Wintermantel am Esstisch

Man frage bitte niemals mehr einen Vietnamesen in Deutschland, ob es ihm denn im Winter nicht zu kalt sei. Zumindest nicht, wenn er aus Nordvietnam kommt. Die Wahrheit ist nämlich: Es ist kalt hier. Aber sowas von.

Die Wahrheit ist auch: Es sind eigentlich halbwegs erträgliche 9 Grad Celsius in Hanoi. Das ist natürlich kalt in einem Land, das deutlich näher an den Tropen liegt. Relativ gesehen. Aber leider, leider eben nicht nur relativ.

Ich beschreibe das mal folgendermaßen: Ich laufe hier durch die Stadt in einem langärmligen Hemd, einer Fleece-Weste und einem Fleece-Pullover, einem dicken Wintermantel (innen Daunen und außen diese extra gehärtete Beschichtung, die den Wind abhält) – und einem Schal.

Und friere.

Die Kälte scheint sich aus all diesen Lagen Kleidung überhaupt nichts zu machen, sondern fährt einem direkt in den Körper hinein. Man hat eigentlich das Gefühl, als würde man gar keinen Mantel anhaben. Ich bin in Deutschland mit mindestens einer Lage Kleidung bei Minusgraden unterwegs gewesen, und habe weniger gefroren, als hier. Die Luftfeuchtigkeit macht es möglich.

Hinzu kommt noch das Problem, das wir vom letzten Jahr bereits kennen: Die Häuser sind nach wie vor nicht beheizt. Eine Bekannte erzählte mir gestern, sie habe den Kühlschrank in der Küche geöffnet, und sich gewundert, warum er nicht kühl sei. Erst dachte sie, der Kühlschrank sei kaputt, dann fiel ihr auf, dass es vermutlich in der Küche genauso kalt ist, wie im Schrank. Das ist natürlich praktisch, da verderben weniger Lebensmittel. Es führt aber auch dazu, dass man im Wintermantel beim Abendessen sitzt.

Auf dem Flughafen sind mir einige deutsche Touristen begegnet. Einige davon hatten bereits von Deutschland aus eine der berühmten Bootstouren in der Halong-Bucht mit Bootsübernachtung auf der Dschunke gebucht. Ich muss sagen, ich beneide sie nicht.

Ich muss allerdings auch sagen, mich selbst beneide ich derzeit auch nicht sonderlich.

2 Responses to Wintermantel am Esstisch

  1. Linksaussen says:

    dafür ist der mantel, den ich mir in vietnam hab schneidern lassen, in deutschland leider untauglich: unter 11, 12°C hält der nicht warm. vielleicht hätte ich den in hanoi und nicht saigon erwerben sollen?

  2. m says:

    Ich habe in Vietnam auch mal einen Winter mit Temperaturen bis 12 Grad erlebt – also fast so kalt wie dieser.

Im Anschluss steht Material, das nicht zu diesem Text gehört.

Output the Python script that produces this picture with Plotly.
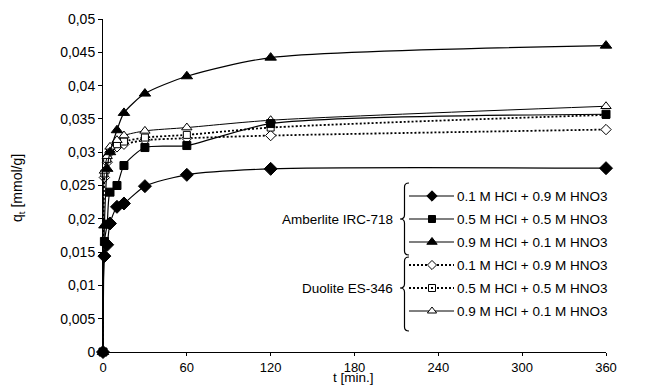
import plotly.graph_objects as go

# ---------------- data ----------------
t_min = [0, 1, 3, 5, 10, 15, 30, 60, 120, 360]

amb_01 = [0, 0.0144, 0.0161, 0.0193, 0.0218, 0.0223, 0.0249, 0.0266, 0.0275, 0.0276]
amb_05 = [0, 0.0166, 0.0192, 0.0240, 0.0250, 0.0280, 0.0307, 0.0310, 0.0343, 0.0357]
amb_09 = [0, 0.0190, 0.0275, 0.0300, 0.0333, 0.0359, 0.0388, 0.0414, 0.0442, 0.0460]

duo_01 = [0, 0.0262, 0.0285, 0.0300, 0.0308, 0.0312, 0.0318, 0.0321, 0.0325, 0.0334]
duo_05 = [0, 0.0268, 0.0290, 0.0303, 0.0312, 0.0316, 0.0322, 0.0326, 0.0337, 0.0356]
duo_09 = [0, 0.0272, 0.0294, 0.0308, 0.0318, 0.0325, 0.0332, 0.0337, 0.0348, 0.0369]

series_labels = ["0.1 M HCl + 0.9 M HNO3", "0.5 M HCl + 0.5 M HNO3", "0.9 M HCl + 0.1 M HNO3"]
resin_names = ["Amberlite IRC-718", "Duolite ES-346"]

x_ticks = [0, 60, 120, 180, 240, 300, 360]
y_ticks = [0, 0.005, 0.01, 0.015, 0.02, 0.025, 0.03, 0.035, 0.04, 0.045, 0.05]
y_tick_labels = ["0", "0,005", "0,01", "0,015", "0,02", "0,025", "0,03", "0,035", "0,04", "0,045", "0,05"]
x_title = "t [min.]"
y_title = "q<sub>t</sub> [mmol/g]"

# ---------------- geometry (page pixels, body margin removed) ----------------
W, H = 647, 386
L, R, T, B = 103, 606, 19, 352

def px(x):
    return (x - L) / (R - L)

def py(y):
    return (B - y) / (B - T)

FONT = "Liberation Sans, Arial, Helvetica, sans-serif"

fig = go.Figure()

styles = [
    # (data, symbol, fill, size, dash, width)
    (duo_01, "diamond", "white", 8, "2px,2px", 1.8),
    (duo_05, "square", "white", 7, "2px,2px", 1.8),
    (duo_09, "triangle-up", "white", 9, "solid", 1.0),
    (amb_01, "diamond", "black", 10, "solid", 1.2),
    (amb_05, "square", "black", 8, "solid", 1.2),
    (amb_09, "triangle-up", "black", 10, "solid", 1.2),
]

for data, sym, fill, size, dash, width in styles:
    fig.add_trace(go.Scatter(
        x=t_min, y=data, mode="lines+markers",
        line=dict(color="black", width=width, dash=dash, shape="spline", smoothing=0.7),
        marker=dict(symbol=sym, color=fill, size=size, line=dict(color="black", width=1)),
        showlegend=False, cliponaxis=False,
    ))

# ---------------- custom legend (overlay axes in paper units) ----------------
row_y = [196, 219, 242, 265, 288, 311]
leg_styles = [
    ("diamond", "black", 8, "solid", 1.2),
    ("square", "black", 7, "solid", 1.2),
    ("triangle-up", "black", 9, "solid", 1.2),
    ("diamond", "white", 7, "2px,2px", 1.8),
    ("square", "white", 7, "2px,2px", 1.8),
    ("triangle-up", "white", 8, "solid", 1.0),
]
labels6 = series_labels + series_labels
LX0, LX1, LXM, TX = 409, 454, 432, 455
for i, (sym, fill, size, dash, width) in enumerate(leg_styles):
    yy = py(row_y[i])
    fig.add_trace(go.Scatter(
        x=[px(LX0), px(LX1)], y=[yy, yy], mode="lines",
        line=dict(color="black", width=width, dash=dash),
        xaxis="x2", yaxis="y2", showlegend=False, hoverinfo="skip",
    ))
    fig.add_trace(go.Scatter(
        x=[px(LXM)], y=[yy], mode="markers",
        marker=dict(symbol=sym, color=fill, size=size, line=dict(color="black", width=1)),
        xaxis="x2", yaxis="y2", showlegend=False, hoverinfo="skip",
    ))
    if i == 4:
        fig.add_trace(go.Scatter(
            x=[px(LXM)], y=[yy], mode="markers",
            marker=dict(symbol="square", color="black", size=2, line=dict(width=0)),
            xaxis="x2", yaxis="y2", showlegend=False, hoverinfo="skip",
        ))
    fig.add_annotation(x=px(TX), y=yy, xref="paper", yref="paper", text=labels6[i],
                       showarrow=False, xanchor="left", yanchor="middle",
                       font=dict(family=FONT, size=13.5, color="black"))

def brace(x_right, top, bottom, tip):
    w = 9
    xm = x_right - w / 2
    xl = x_right - w
    r = 4
    p = (f"M {px(x_right)},{py(top)} "
         f"Q {px(xm)},{py(top)} {px(xm)},{py(top + r)} "
         f"L {px(xm)},{py(tip - r)} "
         f"Q {px(xm)},{py(tip)} {px(xl)},{py(tip)} "
         f"Q {px(xm)},{py(tip)} {px(xm)},{py(tip + r)} "
         f"L {px(xm)},{py(bottom - r)} "
         f"Q {px(xm)},{py(bottom)} {px(x_right)},{py(bottom)}")
    return dict(type="path", path=p, xref="paper", yref="paper",
                line=dict(color="black", width=1.2))

fig.add_shape(brace(409, 183, 255, 219))
fig.add_shape(brace(409, 257, 331, 288))

fig.add_annotation(x=px(395), y=py(219), xref="paper", yref="paper", text=resin_names[0],
                   showarrow=False, xanchor="right", yanchor="middle",
                   font=dict(family=FONT, size=13.5, color="black"))
fig.add_annotation(x=px(395), y=py(288), xref="paper", yref="paper", text=resin_names[1],
                   showarrow=False, xanchor="right", yanchor="middle",
                   font=dict(family=FONT, size=13.5, color="black"))

# axis titles as annotations (exact placement)
fig.add_annotation(x=px(353), y=py(386), xref="paper", yref="paper", text=x_title,
                   showarrow=False, xanchor="center", yanchor="bottom", borderpad=0,
                   font=dict(family=FONT, size=13.5, color="black"))
fig.add_annotation(x=px(18), y=py(188), xref="paper", yref="paper", text=y_title,
                   showarrow=False, xanchor="center", yanchor="middle", textangle=-90,
                   font=dict(family=FONT, size=14, color="black"))

fig.update_layout(
    template="none",
    width=W, height=H,
    margin=dict(l=L, r=W - R, t=T, b=H - B, pad=0, autoexpand=False),
    paper_bgcolor="white", plot_bgcolor="white",
    font=dict(family=FONT, size=14, color="black"),
    showlegend=False,
    xaxis=dict(
        range=[0, 360], tickvals=x_ticks, ticktext=[str(v) for v in x_ticks],
        showgrid=False, zeroline=False, showline=True, linecolor="black", linewidth=1,
        ticks="outside", ticklen=3, tickcolor="black", tickfont=dict(size=13),
        automargin=False,
    ),
    yaxis=dict(
        range=[0, 0.05], tickvals=y_ticks, ticktext=y_tick_labels,
        showgrid=False, zeroline=False, showline=True, linecolor="black", linewidth=1,
        ticks="outside", ticklen=4, tickcolor="black", tickfont=dict(size=14),
        automargin=False,
    ),
    xaxis2=dict(range=[0, 1], overlaying="x", visible=False, fixedrange=True, automargin=False),
    yaxis2=dict(range=[0, 1], overlaying="y", visible=False, fixedrange=True, automargin=False),
)

fig.write_html("out.html", config={"displayModeBar": False},
               post_script="document.body.style.margin='0';")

Wenn nicht geheizt wird, manche Fenster unverglast sind und in die Häuser extra Luftlöcher für den Wärmeausgleich im Sommer eingebaut werden, ist das echt eklig. Und vor allem: Die Wäsche trocknet bei den feuchtkalten Temperaturen nicht. Deshalb muss man tagelang mit denselben Klamotten rumlaufen.
    Die Vietnamesen haben da irgendwelche Pflanzen aus den Teichen geholt und daraus Dampfbäder bereitet, um gesund zu bleiben. Das hat echt gut getan.
    Was weggeholt habe ich mir erst, als die Temperaturen wieder auf 25 Grad geklettert waren. Die Vietnamesen sprachen von giftigen Südwinden und empfahlen mir, nicht ohne Schal rauszugehen. Ich schlug die Empfehlung in den – dann warmen Wind. Und ich habe mich heftig erkältet.